The Princess Who Vanished: Mary Seymour
She was born into royalty — and then erased from history.
Mary Seymour was the only child of Queen Katherine Parr, the sixth and final wife of Henry VIII. Her birth in 1548 should have secured her a place in the Tudor legacy. Instead, it marked the beginning of one of England’s quietest historical mysteries.
Mary’s life unraveled almost as soon as it began. Her mother died just days after giving birth, likely from complications related to childbirth. Her father, Thomas Seymour — ambitious, reckless, and politically dangerous — was executed for treason less than a year later.
By the time Mary was two years old, she was an orphan.
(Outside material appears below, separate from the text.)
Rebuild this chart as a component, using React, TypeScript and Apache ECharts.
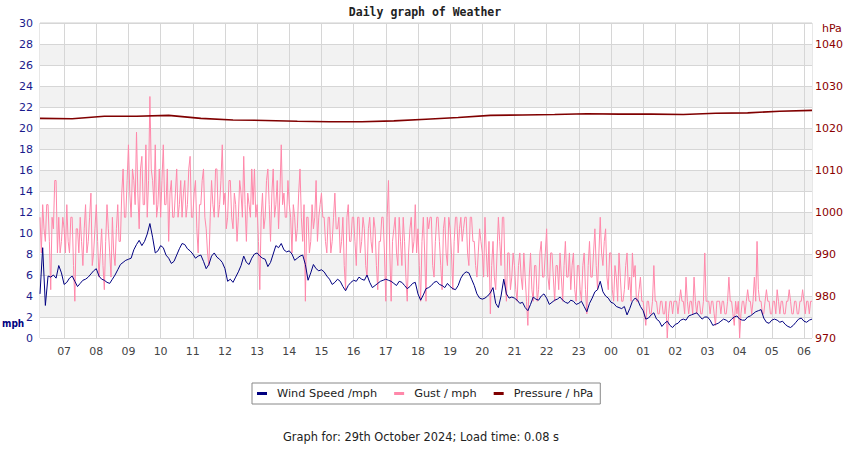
import React, { useEffect, useRef } from "react";
import * as echarts from "echarts";

// Gust samples every 2.5 minutes, from 06:15 (day 1) to 06:15 (day 2)
const START_SECOND = (6 * 60 + 15) * 60;
const STEP_SECONDS = 150;

const legendNames = ["Wind Speed /mph", "Gust / mph", "Pressure / hPa"];

// Gust, mph (one row per hour; first row 06:15-06:57, last row 06:00-06:15)
const gust = [
  11.5, 8.1, 12.7, 10.4, 9.2, 12.7, 12.7, 9.2, 4.6, 11.5, 10.4, 15.0, 15.0, 8.1, 11.5, 8.1, 9.2, 11.5,
  10.4, 8.1, 12.7, 9.2, 8.1, 11.5, 11.5, 6.9, 3.5, 10.4, 10.4, 8.1, 11.5, 9.2, 6.9, 10.4, 12.7, 8.1, 9.2, 11.5, 13.8, 6.9, 8.1, 10.4,
  12.7, 9.2, 5.8, 8.1, 10.4, 6.9, 4.6, 9.2, 12.7, 10.4, 8.1, 5.8, 11.5, 8.1, 6.9, 10.4, 12.7, 9.2, 9.2, 13.8, 16.1, 11.5, 11.5, 15.0,
  18.4, 13.8, 11.5, 16.1, 15.0, 12.7, 19.6, 13.8, 10.4, 16.1, 17.3, 12.7, 12.7, 18.4, 11.5, 15.0, 23.0, 16.1, 15.0, 12.7, 18.4, 11.5, 12.7, 16.1,
  11.5, 15.0, 18.4, 12.7, 12.7, 16.1, 9.2, 13.8, 15.0, 11.5, 11.5, 13.8, 16.1, 11.5, 12.7, 15.0, 11.5, 13.8, 15.0, 11.5, 12.7, 16.1, 17.3, 11.5,
  11.5, 13.8, 15.0, 10.4, 8.1, 12.7, 12.7, 15.0, 16.1, 11.5, 10.4, 8.1, 6.9, 11.5, 15.0, 12.7, 11.5, 16.1, 16.1, 11.5, 12.7, 15.0, 18.4, 12.7,
  13.8, 10.4, 11.5, 15.0, 15.0, 11.5, 10.4, 13.8, 12.7, 9.2, 11.5, 15.0, 13.8, 11.5, 17.3, 12.7, 9.2, 13.8, 12.7, 11.5, 16.1, 12.7, 16.1, 11.5,
  12.7, 9.2, 4.6, 11.5, 13.8, 10.4, 11.5, 15.0, 16.1, 12.7, 9.2, 13.8, 16.1, 11.5, 12.7, 15.0, 10.4, 13.8, 18.4, 12.7, 13.8, 11.5, 11.5, 15.0,
  12.7, 11.5, 8.1, 12.7, 11.5, 9.2, 10.4, 13.8, 16.1, 11.5, 9.2, 12.7, 3.5, 11.5, 11.5, 8.1, 9.2, 12.7, 10.4, 11.5, 15.0, 9.2, 11.5, 12.7,
  13.8, 11.5, 11.5, 9.2, 8.1, 11.5, 11.5, 8.1, 9.2, 11.5, 13.8, 10.4, 10.4, 11.5, 8.1, 9.2, 11.5, 6.9, 4.6, 11.5, 12.7, 9.2, 9.2, 11.5,
  11.5, 9.2, 6.9, 11.5, 11.5, 8.1, 9.2, 11.5, 10.4, 6.9, 5.8, 10.4, 11.5, 9.2, 8.1, 11.5, 10.4, 6.9, 4.6, 9.2, 9.2, 11.5, 11.5, 8.1,
  3.5, 11.5, 15.0, 8.1, 3.5, 9.2, 10.4, 11.5, 8.1, 6.9, 11.5, 9.2, 6.9, 11.5, 9.2, 5.8, 3.5, 8.1, 10.4, 11.5, 8.1, 9.2, 12.7, 8.1,
  10.4, 6.9, 3.5, 9.2, 11.5, 8.1, 3.5, 11.5, 10.4, 11.5, 11.5, 6.9, 5.8, 9.2, 11.5, 11.5, 9.2, 6.9, 4.6, 10.4, 11.5, 8.1, 6.9, 11.5,
  10.4, 8.1, 4.6, 9.2, 11.5, 11.5, 8.1, 10.4, 11.5, 9.2, 10.4, 11.5, 11.5, 8.1, 6.9, 11.5, 11.5, 9.2, 9.2, 6.9, 5.8, 8.1, 10.4, 9.2,
  8.1, 5.8, 11.5, 8.1, 5.8, 9.2, 2.3, 6.9, 9.2, 5.8, 4.6, 8.1, 11.5, 9.2, 6.9, 11.5, 11.5, 5.8, 3.5, 8.1, 8.1, 4.6, 5.8, 8.1,
  6.9, 4.6, 3.5, 6.9, 8.1, 5.8, 4.6, 8.1, 5.8, 3.5, 1.2, 5.8, 8.1, 4.6, 3.5, 6.9, 6.9, 3.5, 4.6, 8.1, 9.2, 5.8, 5.8, 8.1,
  10.4, 5.8, 4.6, 8.1, 8.1, 5.8, 3.5, 6.9, 6.9, 4.6, 8.1, 5.8, 3.5, 6.9, 9.2, 5.8, 5.8, 8.1, 4.6, 6.9, 8.1, 4.6, 3.5, 6.9,
  6.9, 4.6, 3.5, 6.9, 8.1, 4.6, 2.3, 6.9, 9.2, 5.8, 5.8, 8.1, 10.4, 6.9, 4.6, 8.1, 11.5, 8.1, 6.9, 9.2, 10.4, 5.8, 4.6, 8.1,
  8.1, 4.6, 3.5, 6.9, 5.8, 3.5, 8.1, 5.8, 3.5, 3.5, 4.6, 6.9, 8.1, 4.6, 5.8, 3.5, 8.1, 5.8, 6.9, 3.5, 3.5, 4.6, 5.8, 3.5,
  3.5, 2.3, 1.2, 3.5, 3.5, 2.3, 2.3, 3.5, 6.9, 3.5, 3.5, 2.3, 2.3, 3.5, 3.5, 2.3, 2.3, 3.5, 0.0, 2.3, 3.5, 3.5, 2.3, 3.5,
  3.5, 3.5, 2.3, 3.5, 4.6, 3.5, 3.5, 2.3, 5.8, 3.5, 2.3, 3.5, 3.5, 2.3, 5.8, 3.5, 2.3, 3.5, 3.5, 2.3, 2.3, 3.5, 8.1, 3.5,
  3.5, 3.5, 2.3, 3.5, 3.5, 2.3, 1.2, 3.5, 3.5, 3.5, 2.3, 3.5, 3.5, 2.3, 2.3, 3.5, 5.8, 3.5, 3.5, 2.3, 1.2, 3.5, 2.3, 3.5,
  0.0, 2.3, 3.5, 3.5, 2.3, 3.5, 4.6, 3.5, 3.5, 2.3, 3.5, 5.8, 3.5, 9.2, 4.6, 3.5, 3.5, 2.3, 2.3, 3.5, 4.6, 3.5, 3.5, 2.3,
  2.3, 3.5, 3.5, 2.3, 4.6, 3.5, 2.3, 3.5, 3.5, 2.3, 2.3, 3.5, 3.5, 4.6, 3.5, 2.3, 2.3, 3.5, 3.5, 2.3, 2.3, 3.5, 3.5, 4.6,
  3.5, 2.3, 3.5, 3.5, 2.3, 3.5, 3.5,
];

// Wind speed, mph, every 5 minutes (one row per hour; 06:15 .. 06:15)
const windSpeed = [
  4.2, 8.6, 3.1, 5.9, 5.8, 6.0, 5.7, 6.9, 6.2,
  5.1, 5.3, 5.7, 5.9, 5.4, 4.9, 5.2, 5.5, 5.6, 5.8, 6.1, 6.4,
  6.6, 5.9, 5.6, 5.5, 5.3, 5.2, 5.6, 6.0, 6.5, 7.0, 7.2, 7.4,
  7.5, 7.6, 8.4, 8.9, 9.3, 8.8, 9.2, 9.9, 10.9, 9.6, 8.1, 8.3,
  8.8, 8.6, 7.9, 7.6, 7.1, 7.3, 7.9, 8.5, 9.0, 8.9, 8.5, 8.3,
  8.0, 7.6, 7.8, 7.9, 7.3, 6.6, 7.0, 7.8, 8.1, 7.7, 7.5, 7.2,
  6.6, 5.4, 5.6, 5.3, 5.8, 6.3, 6.9, 7.8, 7.2, 7.0, 7.6, 8.0,
  8.1, 7.8, 7.6, 7.5, 6.8, 7.2, 8.0, 8.8, 8.6, 9.0, 8.4, 8.2,
  8.3, 8.0, 7.4, 7.6, 7.8, 7.9, 7.0, 5.5, 6.2, 7.0, 6.6, 6.4,
  6.5, 6.3, 5.9, 5.6, 5.1, 5.3, 5.6, 5.4, 4.9, 4.5, 5.0, 5.3,
  5.5, 5.4, 5.8, 5.6, 5.5, 6.0, 5.3, 4.8, 5.0, 5.2, 5.4, 5.5,
  5.6, 5.5, 5.4, 5.2, 5.0, 5.4, 5.3, 5.0, 4.7, 4.9, 5.2, 5.3,
  4.2, 3.6, 4.1, 4.7, 4.8, 5.0, 5.3, 5.4, 5.1, 5.0, 4.8, 5.2,
  4.9, 4.7, 4.6, 5.0, 5.7, 6.1, 6.3, 6.2, 5.6, 5.0, 4.2, 3.8,
  3.7, 3.8, 4.0, 4.3, 4.8, 3.3, 2.9, 4.0, 5.6, 4.2, 3.8, 3.9,
  3.8, 3.6, 3.3, 3.4, 2.9, 2.6, 3.2, 3.9, 3.7, 3.6, 4.0, 4.2,
  3.8, 3.2, 3.4, 3.6, 3.7, 3.9, 3.6, 3.4, 3.3, 3.6, 3.5, 3.2,
  3.3, 3.5, 3.0, 2.5, 3.3, 3.8, 4.4, 4.6, 5.4, 4.4, 4.0, 3.8,
  3.4, 3.3, 3.0, 2.9, 2.8, 3.0, 2.2, 2.8, 3.5, 3.8, 3.6, 3.0,
  2.6, 1.8, 1.9, 2.2, 2.4, 1.8, 1.6, 1.1, 1.4, 1.6, 1.2, 1.0,
  1.3, 1.4, 1.7, 1.8, 1.7, 2.1, 2.2, 2.3, 2.4, 2.1, 1.8, 2.0,
  2.0, 1.7, 1.2, 1.3, 1.4, 1.6, 1.8, 1.7, 1.5, 1.8, 2.0, 2.1,
  1.8, 1.7, 1.7, 2.0, 2.1, 2.3, 2.5, 2.6, 2.7, 1.9, 1.5, 1.4,
  1.7, 1.8, 1.7, 1.5, 1.6, 1.3, 1.1, 1.0, 1.2, 1.5, 1.8, 1.9,
  1.6, 1.5, 1.7, 1.8,
];

// Pressure, hPa, hourly at :15 (06:15 .. 06:15)
const pressure = [
  1022.3, 1022.2, 1022.8, 1022.8, 1023.0, 1022.3, 1021.9, 1021.8, 1021.6,
  1021.5, 1021.5, 1021.7, 1022.1, 1022.5, 1023.0, 1023.1, 1023.2, 1023.4,
  1023.3, 1023.3, 1023.2, 1023.5, 1023.6, 1024.0, 1024.2,
];

const WIND_STEP = 2; // 5 min in 2.5-minute samples
const PRESSURE_STEP = 24; // 1 hour in 2.5-minute samples

function buildTimes(n: number): string[] {
  const out: string[] = [];
  for (let i = 0; i < n; i++) {
    const s = (START_SECOND + i * STEP_SECONDS) % 86400;
    const hh = String(Math.floor(s / 3600)).padStart(2, "0");
    const mm = String(Math.floor((s % 3600) / 60)).padStart(2, "0");
    const ss = String(s % 60).padStart(2, "0");
    out.push(hh + ":" + mm + ":" + ss);
  }
  return out;
}

const times = buildTimes(gust.length);
const FONT = "DejaVu Sans";

export default function App() {
  const ref = useRef<HTMLDivElement>(null);

  useEffect(() => {
    if (!ref.current) return;
    const chart = echarts.init(ref.current, undefined, { renderer: "svg" });
    const onHour = (_i: number, v: string) => v.endsWith(":00:00");

    chart.setOption({
      animation: false,
      backgroundColor: "#ffffff",
      title: {
        text: "Daily graph of Weather",
        left: "center",
        top: 6,
        padding: 0,
        textStyle: {
          fontFamily: "DejaVu Sans Mono",
          fontWeight: "bold",
          fontSize: 11.5,
          color: "#222",
        },
      },
      legend: {
        data: legendNames,
        left: 252,
        top: 383,
        icon: "rect",
        itemWidth: 10,
        itemHeight: 3,
        itemGap: 17,
        padding: [5, 7, 5, 5],
        borderColor: "#888",
        borderWidth: 1,
        textStyle: {
          fontFamily: FONT,
          fontSize: 11.3,
          color: "#222",
          padding: [0, 0, 0, 5],
        },
      },
      grid: {
        left: 40,
        right: 38,
        top: 23,
        bottom: 112,
        show: true,
        borderColor: "#cfcfcf",
        borderWidth: 1,
        backgroundColor: "transparent",
      },
      xAxis: {
        type: "category",
        data: times,
        boundaryGap: false,
        axisLine: { show: false },
        axisTick: { show: false },
        axisLabel: {
          interval: onHour,
          formatter: (v: string) => v.slice(0, 2),
          color: "#444",
          fontFamily: FONT,
          fontSize: 11,
          margin: 8,
        },
        splitLine: {
          show: true,
          interval: onHour,
          lineStyle: { color: "#d6d6d6", width: 1 },
        },
      },
      yAxis: [
        {
          type: "value",
          position: "left",
          min: 0,
          max: 30,
          interval: 2,
          axisLine: { show: false },
          axisTick: { show: false },
          axisLabel: {
            color: "#1a1a8c",
            fontFamily: FONT,
            fontSize: 11,
            margin: 7,
          },
          splitLine: { show: true, lineStyle: { color: "#d6d6d6", width: 1 } },
          splitArea: {
            show: true,
            areaStyle: { color: ["#ffffff", "#f2f2f2"] },
          },
        },
        {
          type: "value",
          position: "right",
          min: 970,
          max: 1045,
          interval: 10,
          axisLine: { show: false },
          axisTick: { show: false },
          axisLabel: {
            color: "#8b0000",
            fontFamily: FONT,
            fontSize: 11,
            margin: 3,
            formatter: (v: number) => (Math.round(v) % 10 === 0 ? String(v) : ""),
          },
          splitLine: { show: false },
        },
      ],
      series: [
        {
          name: "Gust / mph",
          type: "line",
          data: gust,
          symbol: "none",
          lineStyle: { color: "#ff88aa", width: 1 },
          itemStyle: { color: "#ff88aa" },
        },
        {
          name: "Wind Speed /mph",
          type: "line",
          data: windSpeed.map((v, i) => [i * WIND_STEP, v]),
          symbol: "none",
          lineStyle: { color: "#000080", width: 1 },
          itemStyle: { color: "#000080" },
        },
        {
          name: "Pressure / hPa",
          type: "line",
          yAxisIndex: 1,
          data: pressure.map((v, i) => [i * PRESSURE_STEP, v]),
          symbol: "none",
          lineStyle: { color: "#800000", width: 1.6 },
          itemStyle: { color: "#800000" },
        },
      ],
      graphic: [
        {
          type: "text",
          left: 2,
          top: 318,
          style: {
            text: "mph",
            fontFamily: "DejaVu Sans Condensed",
            fontWeight: "bold",
            fontSize: 10,
            fill: "#000080",
          },
        },
        {
          type: "text",
          left: 822,
          top: 23,
          style: {
            text: "hPa",
            fontFamily: FONT,
            fontSize: 11,
            fill: "#8b0000",
          },
        },
        {
          type: "text",
          left: 283,
          top: 431,
          style: {
            text: "Graph for: 29th October 2024; Load time: 0.08 s",
            fontFamily: FONT,
            fontSize: 11.4,
            fill: "#222",
          },
        },
      ],
    });

    return () => chart.dispose();
  }, []);

  return (
    <div
      ref={ref}
      style={{ position: "fixed", left: 0, top: 0, width: 850, height: 450 }}
    />
  );
}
For a brief moment, records show that she was placed in the care of a noble household. Then, suddenly, the trail ends. No death record. No marriage. No mention at court. No grave.
Mary Seymour simply disappears.
In an era obsessed with lineage, succession, and record-keeping, her absence is striking. Some historians believe she died quietly in childhood, far from court and power. Others wonder if she survived — deliberately removed from public view to avoid political complications tied to her father’s disgrace.
Unlike other royal children, Mary left behind no portrait, no letters, no legacy. She was neither crowned nor condemned. She was forgotten.
History remembers queens, mistresses, and martyrs.
But Mary Seymour remains something rarer — a royal daughter who vanished so completely that even her fate was lost to time.